Data shown:
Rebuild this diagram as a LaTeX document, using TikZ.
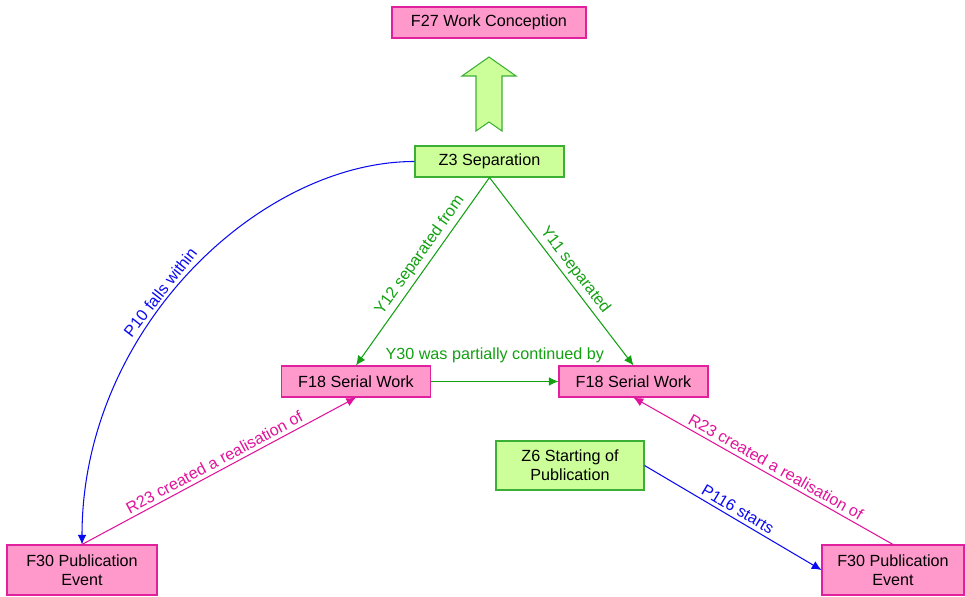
\documentclass[tikz,border=0pt]{standalone}
\usepackage{fontspec}
\setmainfont{Liberation Sans}
\usetikzlibrary{arrows.meta}
\definecolor{fpink}{HTML}{FF99CC}
\definecolor{fpinkline}{HTML}{E0209C}
\definecolor{zgreen}{HTML}{CCFF99}
\definecolor{zgreenline}{HTML}{3CB035}
\definecolor{relgreen}{HTML}{12A012}
\definecolor{relpink}{HTML}{E0139A}
\definecolor{relblue}{HTML}{0A0AF0}
\tikzset{
	entity/.style={line width=0.6pt, inner sep=0pt, align=center, font=\fontsize{9.2}{11}\selectfont},
	fbox/.style={entity, draw=fpinkline, fill=fpink},
	zbox/.style={entity, draw=zgreenline, fill=zgreen},
	rel/.style={-{Latex[length=5.5pt,width=5pt]}, line width=0.6pt},
	rellabel/.style={font=\fontsize{9.2}{11}\selectfont, sloped, above, inner sep=2pt}
}

\begin{document}
\begin{tikzpicture}[x=0.02cm, y=-0.02cm]
		%%%%% START %%%%%
		\useasboundingbox (0, 0) rectangle (965, 597);
		
		\node[fbox, minimum width=3.88cm, minimum height=0.62cm] (f27) at (489, 22.5) {F27 Work Conception};
		\node[zbox, minimum width=2.98cm, minimum height=0.62cm] (z3) at (489.5, 161.5) {Z3 Separation};
		\node[fbox, minimum width=2.98cm, minimum height=0.62cm] (f18a) at (356, 381.5) {F18 Serial Work};
		\node[fbox, minimum width=2.98cm, minimum height=0.62cm] (f18b) at (633.5, 381.5) {F18 Serial Work};
		\node[zbox, minimum width=2.96cm, minimum height=0.98cm] (z6) at (570, 465.5) {Z6 Starting of\\Publication};
		\node[fbox, minimum width=3.0cm, minimum height=1.0cm] (f30a) at (82, 570) {F30 Publication\\Event};
		\node[fbox, minimum width=2.84cm, minimum height=1.0cm] (f30b) at (893, 570) {F30 Publication\\Event};
		
		% big arrow up to the conception
		\draw[line width=0.6pt, draw=zgreenline, fill=zgreen] (489, 57) -- (516, 76) -- (502, 76) -- (502, 131) -- (489, 122)
			-- (476, 131) -- (476, 76) -- (462, 76) -- cycle;
		
		\draw[rel, relgreen] (z3.south) -- node[rellabel, pos=0.45] {Y12 separated from} (f18a.north);
		\draw[rel, relgreen] (z3.south) -- node[rellabel, pos=0.53] {Y11 separated} (f18b.north);
		\draw[rel, relgreen] (f18a.east) -- node[font=\fontsize{9.2}{11}\selectfont, above=7pt] {Y30 was partially continued by} (f18b.west);
		
		\draw[rel, relblue] (z3.west) .. controls +(-155, 0) and +(0, -215) .. node[rellabel, pos=0.56] {P10 falls within} (f30a.north);
		\draw[rel, relpink] (f30a.north) -- node[rellabel, pos=0.5] {R23 created a realisation of} (f18a.south);
		\draw[rel, relpink] (f30b.north) -- node[rellabel, pos=0.47] {R23 created a realisation of} (f18b.south);
		\draw[rel, relblue] (z6.east) -- node[rellabel, pos=0.5] {P116 starts} (f30b.west);
		
		%%%%% END %%%%%
	\end{tikzpicture}
\end{document}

Task statement:
Make an exact copy of the data above, pictures excluded.

Response below:
Rebuild this diagram as a LaTeX document, using TikZ.
\documentclass[tikz,border=0pt]{standalone}
\usepackage{fontspec}
\setmainfont{Liberation Sans}
\usetikzlibrary{arrows.meta}
\definecolor{fpink}{HTML}{FF99CC}
\definecolor{fpinkline}{HTML}{E0209C}
\definecolor{zgreen}{HTML}{CCFF99}
\definecolor{zgreenline}{HTML}{3CB035}
\definecolor{relgreen}{HTML}{12A012}
\definecolor{relpink}{HTML}{E0139A}
\definecolor{relblue}{HTML}{0A0AF0}
\tikzset{
	entity/.style={line width=0.6pt, inner sep=0pt, align=center, font=\fontsize{9.2}{11}\selectfont},
	fbox/.style={entity, draw=fpinkline, fill=fpink},
	zbox/.style={entity, draw=zgreenline, fill=zgreen},
	rel/.style={-{Latex[length=5.5pt,width=5pt]}, line width=0.6pt},
	rellabel/.style={font=\fontsize{9.2}{11}\selectfont, sloped, above, inner sep=2pt}
}

\begin{document}
\begin{tikzpicture}[x=0.02cm, y=-0.02cm]
		%%%%% START %%%%%
		\useasboundingbox (0, 0) rectangle (965, 597);
		
		\node[fbox, minimum width=3.88cm, minimum height=0.62cm] (f27) at (489, 22.5) {F27 Work Conception};
		\node[zbox, minimum width=2.98cm, minimum height=0.62cm] (z3) at (489.5, 161.5) {Z3 Separation};
		\node[fbox, minimum width=2.98cm, minimum height=0.62cm] (f18a) at (356, 381.5) {F18 Serial Work};
		\node[fbox, minimum width=2.98cm, minimum height=0.62cm] (f18b) at (633.5, 381.5) {F18 Serial Work};
		\node[zbox, minimum width=2.96cm, minimum height=0.98cm] (z6) at (570, 465.5) {Z6 Starting of\\Publication};
		\node[fbox, minimum width=3.0cm, minimum height=1.0cm] (f30a) at (82, 570) {F30 Publication\\Event};
		\node[fbox, minimum width=2.84cm, minimum height=1.0cm] (f30b) at (893, 570) {F30 Publication\\Event};
		
		% big arrow up to the conception
		\draw[line width=0.6pt, draw=zgreenline, fill=zgreen] (489, 57) -- (516, 76) -- (502, 76) -- (502, 131) -- (489, 122)
			-- (476, 131) -- (476, 76) -- (462, 76) -- cycle;
		
		\draw[rel, relgreen] (z3.south) -- node[rellabel, pos=0.45] {Y12 separated from} (f18a.north);
		\draw[rel, relgreen] (z3.south) -- node[rellabel, pos=0.53] {Y11 separated} (f18b.north);
		\draw[rel, relgreen] (f18a.east) -- node[font=\fontsize{9.2}{11}\selectfont, above=7pt] {Y30 was partially continued by} (f18b.west);
		
		\draw[rel, relblue] (z3.west) .. controls +(-155, 0) and +(0, -215) .. node[rellabel, pos=0.56] {P10 falls within} (f30a.north);
		\draw[rel, relpink] (f30a.north) -- node[rellabel, pos=0.5] {R23 created a realisation of} (f18a.south);
		\draw[rel, relpink] (f30b.north) -- node[rellabel, pos=0.47] {R23 created a realisation of} (f18b.south);
		\draw[rel, relblue] (z6.east) -- node[rellabel, pos=0.5] {P116 starts} (f30b.west);
		
		%%%%% END %%%%%
	\end{tikzpicture}
\end{document}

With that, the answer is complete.